5.13. General approach for experimentation

We complete this section with some guidance for experimentation in general. The main point is that experiments are never run in one go. You will always have more questions after the first round. Box, Hunter and Hunter provide two pieces of guidance on this:

  1. The best time to run an experiment is after the experiment. You will discover things from the previous experiment that you wish you had considered the first time around.

  2. For the above reason, do not spend more than 20% to 25% of your time and budget on your first group of experiments. Keep some time aside to add more experiments and learn more about the system.

The first phase is usually screening. Screening designs are used when developing new products and tremendous uncertainty exists; or sometimes when a system is operating so poorly that one receives the go-ahead to manipulate the operating conditions wide enough to potentially upset the process, but learn from it.

  • The ranges for each factor may also be uncertain; this is a perfect opportunity to identify suitable ranges for each factor.

  • You also learn how to run the experiment on this system, as the operating protocol isn’t always certain ahead of time. It is advisable to choose your first experiment to be the center point, since the first experiment will often “fail” for a variety of reasons (you discover that you need more equipment midway, you realize the protocol isn’t sufficient, etc). Since the center point is not required to analyze the data, it worth using that first run to learn about your system. If successful though, that center point run can be included in the least squares model.

  • Include as many factors into as few runs as possible. Use a saturated, resolution III design, or a Plackett and Burman design.

  • Main effects will be extremely confounded, but this is a preliminary investigation to isolate the important effects.

The second phase is to add sequential experiments to the previous experiments.

  • Use the concept of foldover: switching the sign of the factor of interest to learn more about a single factor, or switch all signs to increase the design’s resolution.

  • If you had a prior screening experiment, use the concept of projectivity in the important factors to limit the number of additional experiments required.

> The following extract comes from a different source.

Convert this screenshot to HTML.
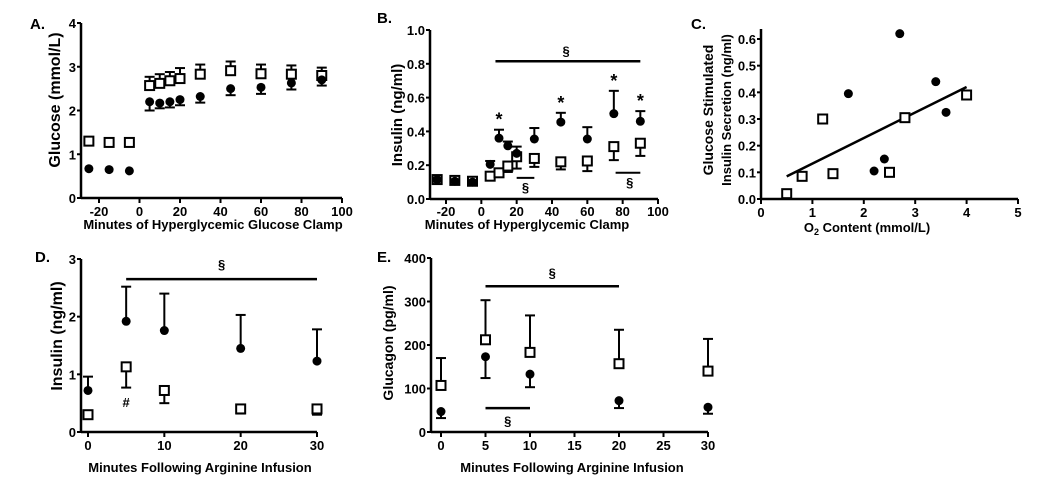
<!DOCTYPE html>
<html><head><meta charset="utf-8"><style>
body{margin:0;background:#fff;width:1050px;height:482px;overflow:hidden}
svg{display:block;font-family:"Liberation Sans",Arial,sans-serif;font-weight:bold}
</style></head><body>
<svg id="fig" width="1050" height="482"></svg>
<script>
// Panel A data
const aX=[-25,-15,-5,5,10,15,20,30,45,60,75,90];
const aSq=[1.3,1.27,1.27,2.57,2.62,2.68,2.73,2.83,2.91,2.84,2.83,2.8];
const aSqErr=[0,0,0,0.2,0.21,0.2,0.24,0.22,0.21,0.21,0.2,0.18];
const aCi=[0.67,0.65,0.62,2.2,2.17,2.2,2.25,2.32,2.5,2.53,2.63,2.7];
const aCiErr=[0,0,0,0.2,0.12,0.13,0.13,0.14,0.15,0.15,0.15,0.13];
// Panel B data
const bX=[-25,-15,-5,5,10,15,20,30,45,60,75,90];
const bSq=[0.115,0.11,0.105,0.135,0.155,0.195,0.25,0.24,0.22,0.225,0.31,0.33];
const bSqErr=[0,0,0,0.015,0.015,0.035,0.07,0.05,0.045,0.06,0.08,0.075];
const bCi=[0.115,0.105,0.1,0.205,0.36,0.315,0.27,0.355,0.455,0.355,0.505,0.46];
const bCiErr=[0,0,0,0.02,0.05,0.025,0.04,0.065,0.055,0.07,0.135,0.06];
const bStars=[10,45,75,90];
// Panel C data
const cCiX=[1.7,2.2,2.4,2.7,3.4,3.6];
const cCiY=[0.395,0.105,0.15,0.62,0.44,0.325];
const cSqX=[0.5,0.8,1.2,1.4,2.5,2.8,4.0];
const cSqY=[0.02,0.085,0.3,0.095,0.1,0.305,0.39];
const cFitX=[0.5,4.0];
const cFitY=[0.085,0.42];
// Panel D data
const dX=[0,5,10,20,30];
const dCi=[0.72,1.92,1.76,1.45,1.23];
const dCiErr=[0.24,0.6,0.64,0.58,0.55];
const dSq=[0.3,1.13,0.72,0.4,0.4];
const dSqErr=[0.02,0.36,0.22,0.08,0.1];
// Panel E data
const eX=[0,5,10,20,30];
const eSq=[107,212,183,157,140];
const eSqErr=[63,91,85,78,74];
const eCi=[47,173,133,72,57];
const eCiErr=[15,49,30,17,15];

const svg=document.getElementById('fig');
const NS='http://www.w3.org/2000/svg';
function mk(tag,attrs,name,parent){
  const e=document.createElementNS(NS,tag);
  for(const k in attrs)e.setAttribute(k,attrs[k]);
  
  
  (parent||svg).appendChild(e);return e;
}
function txt(x,y,s,size,anchor,name,rot){
  const t=mk('text',{x:x,y:y,'font-size':size,'text-anchor':anchor||'middle',fill:'#000'},name);
  if(rot)t.setAttribute('transform','rotate(-90 '+x+' '+y+')');
  t.textContent=s;return t;
}
function line(x1,y1,x2,y2,w,name){return mk('line',{x1:x1,y1:y1,x2:x2,y2:y2,stroke:'#000','stroke-width':w||2},name);}
function axes(P,xticks,yticks,xlab,ylabs,letter){
  line(P.x0,P.y0,P.x1,P.y0,2.5,'x-axis');
  line(P.x0,P.y0+1,P.x0,P.yTop,2.5,'y-axis');
  xticks.forEach(v=>{const x=P.sx(v);line(x,P.y0,x,P.y0+5,2,'x-tick');txt(x,P.y0+P.tkOff,(v<0?'-'+Math.abs(v):String(v)),13,'middle','x-tick-label');});
  yticks.forEach(v=>{const y=P.sy(v);line(P.x0-4,y,P.x0,y,2,'y-tick');txt(P.x0-5,y+5,P.fmt?P.fmt(v):String(v),13,'end','y-tick-label');});
  if(xlab)txt(P.xlx,P.xly,xlab,13,'middle','x-axis-title');
  ylabs.forEach(l=>txt(l[0],l[1],l[2],l[3]||14,'middle','y-axis-title',true));
  txt(letter[0],letter[1],letter[2],15,'start','panel-label');
}
function circ(x,y){mk('circle',{cx:x,cy:y,r:4.5,fill:'#000'},'circle-point');}
function sq(x,y){mk('rect',{x:x-4.5,y:y-4.5,width:9,height:9,fill:'#fff',stroke:'#000','stroke-width':2},'square-point');}
function err(x,y1,y2){line(x,y1,x,y2,2,'error-bar');line(x-5,y2,x+5,y2,2,'error-cap');}
function panel(sx0,sx1,vx0,vx1,sy0,sy1,vy0,vy1,extra){
  const P={tkOff:19,sx:v=>sx0+(v-vx0)*(sx1-sx0)/(vx1-vx0),sy:v=>sy0+(v-vy0)*(sy1-sy0)/(vy1-vy0)};
  return Object.assign(P,extra);
}
// ---- Panel A
const A=panel(99,342,-20,100,198,23,0,4,{x0:81,x1:342,y0:198,yTop:23,xlx:213,xly:229,tkOff:18});
axes(A,[-20,0,20,40,60,80,100],[0,1,2,3,4],'Minutes of Hyperglycemic Glucose Clamp',[[60,100,'Glucose (mmol/L)',16]],[30,29,'A.']);
aX.forEach((v,i)=>{const x=A.sx(v);
  if(aSqErr[i])err(x,A.sy(aSq[i]),A.sy(aSq[i]+aSqErr[i]));
  if(aCiErr[i])err(x,A.sy(aCi[i]),A.sy(aCi[i]-aCiErr[i]));
  sq(x,A.sy(aSq[i]));circ(x,A.sy(aCi[i]));});
// ---- Panel B
const B=panel(446,658,-20,100,199,30,0,1,{x0:430,x1:658,y0:199,yTop:30,xlx:527,xly:229,tkOff:17,fmt:v=>v.toFixed(1)});
axes(B,[-20,0,20,40,60,80,100],[0,0.2,0.4,0.6,0.8,1.0],'Minutes of Hyperglycemic Clamp',[[402,115,'Insulin (ng/ml)',15]],[377,23,'B.']);
bX.forEach((v,i)=>{const x=B.sx(v);
  if(bSqErr[i])err(x,B.sy(bSq[i]),B.sy(bSq[i]-bSqErr[i]));
  if(bCiErr[i])err(x,B.sy(bCi[i]),B.sy(bCi[i]+bCiErr[i]));
  sq(x,B.sy(bSq[i]));circ(x,B.sy(bCi[i]));});
bStars.forEach(v=>{const i=bX.indexOf(v);txt(B.sx(v),B.sy(bCi[i]+bCiErr[i])-4,'*',18,'middle','significance-star');});
line(B.sx(8),B.sy(0.815),B.sx(90),B.sy(0.815),2.5,'significance-bar');
txt(B.sx(48),B.sy(0.85),'§',13,'middle','significance-symbol');
line(B.sx(20),B.sy(0.125),B.sx(30),B.sy(0.125),2,'significance-bar');
txt(B.sx(25),B.sy(0.04),'§',13,'middle','significance-symbol');
line(B.sx(76),B.sy(0.155),B.sx(90),B.sy(0.155),2,'significance-bar');
txt(B.sx(84),B.sy(0.07),'§',13,'middle','significance-symbol');
// ---- Panel C
const C=panel(761,1018,0,5,199,39,0,0.6,{x0:761,x1:1018,y0:199,yTop:29,xlx:867,xly:230,tkOff:18,fmt:v=>v.toFixed(1)});
axes(C,[0,1,2,3,4,5],[0,0.1,0.2,0.3,0.4,0.5,0.6],'',[[713,110,'Glucose Stimulated'],[731,110,'Insulin  Secretion (ng/ml)',13]],[691,29,'C.']);
{const t=txt(867,232,'',13,'middle','x-axis-title');t.innerHTML='O<tspan font-size="9" dy="3">2</tspan><tspan dy="-3"> Content (mmol/L)</tspan>';}
line(C.sx(cFitX[0]),C.sy(cFitY[0]),C.sx(cFitX[1]),C.sy(cFitY[1]),2.5,'regression-line');
cCiX.forEach((v,i)=>circ(C.sx(v),C.sy(cCiY[i])));
cSqX.forEach((v,i)=>sq(C.sx(v),C.sy(cSqY[i])));
// ---- Panel D
const D=panel(88,317,0,30,432,259,0,3,{x0:81,x1:317,y0:432,yTop:259,xlx:200,xly:472,tkOff:18});
axes(D,[0,10,20,30],[0,1,2,3],'Minutes Following Arginine Infusion',[[62,336,'Insulin (ng/ml)',16]],[35,262,'D.']);
dX.forEach((v,i)=>{const x=D.sx(v);
  err(x,D.sy(dCi[i]),D.sy(dCi[i]+dCiErr[i]));
  err(x,D.sy(dSq[i]),D.sy(dSq[i]-dSqErr[i]));
  sq(x,D.sy(dSq[i]));circ(x,D.sy(dCi[i]));});
line(D.sx(5),D.sy(2.65),D.sx(30),D.sy(2.65),2.5,'significance-bar');
txt(D.sx(17.5),D.sy(2.83),'§',13,'middle','significance-symbol');
txt(D.sx(5),D.sy(0.43),'#',13,'middle','significance-hash');
// ---- Panel E
const E=panel(441,708,0,30,432,258,0,400,{x0:431,x1:708,y0:432,yTop:258,xlx:572,xly:472,tkOff:18});
axes(E,[0,5,10,15,20,25,30],[0,100,200,300,400],'Minutes Following  Arginine Infusion',[[393,343,'Glucagon (pg/ml)',14]],[377,262,'E.']);
eX.forEach((v,i)=>{const x=E.sx(v);
  err(x,E.sy(eSq[i]),E.sy(eSq[i]+eSqErr[i]));
  err(x,E.sy(eCi[i]),E.sy(eCi[i]-eCiErr[i]));
  sq(x,E.sy(eSq[i]));circ(x,E.sy(eCi[i]));});
line(E.sx(5),E.sy(335),E.sx(20),E.sy(335),2.5,'significance-bar');
txt(E.sx(12.5),E.sy(355),'§',13,'middle','significance-symbol');
line(E.sx(5),E.sy(55),E.sx(10),E.sy(55),2.5,'significance-bar');
txt(E.sx(7.5),E.sy(15),'§',13,'middle','significance-symbol');
</script>
</body></html>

  • Move to quarter and half-fractions of higher resolution, to better understand the main effects and 2-factor interactions.

The third phase is to start optimizing by exploring the response surface using the important variables discovered in the prior phases.

  • Use full or half-fraction factorials to estimate the direction of steepest ascent or descent.

  • Once you reach the optimum, then second order effects and curvature must be added to assess the direction of the optimum.

The fourth phase is to maintain the process optimum using the concepts of evolutionary operation (EVOP).

  • An EVOP program should always be in place on a process, because raw materials change, fouling and catalyst deactivation take place, and other slow moving disturbances have an effect. You should be always hunting for the process optimum.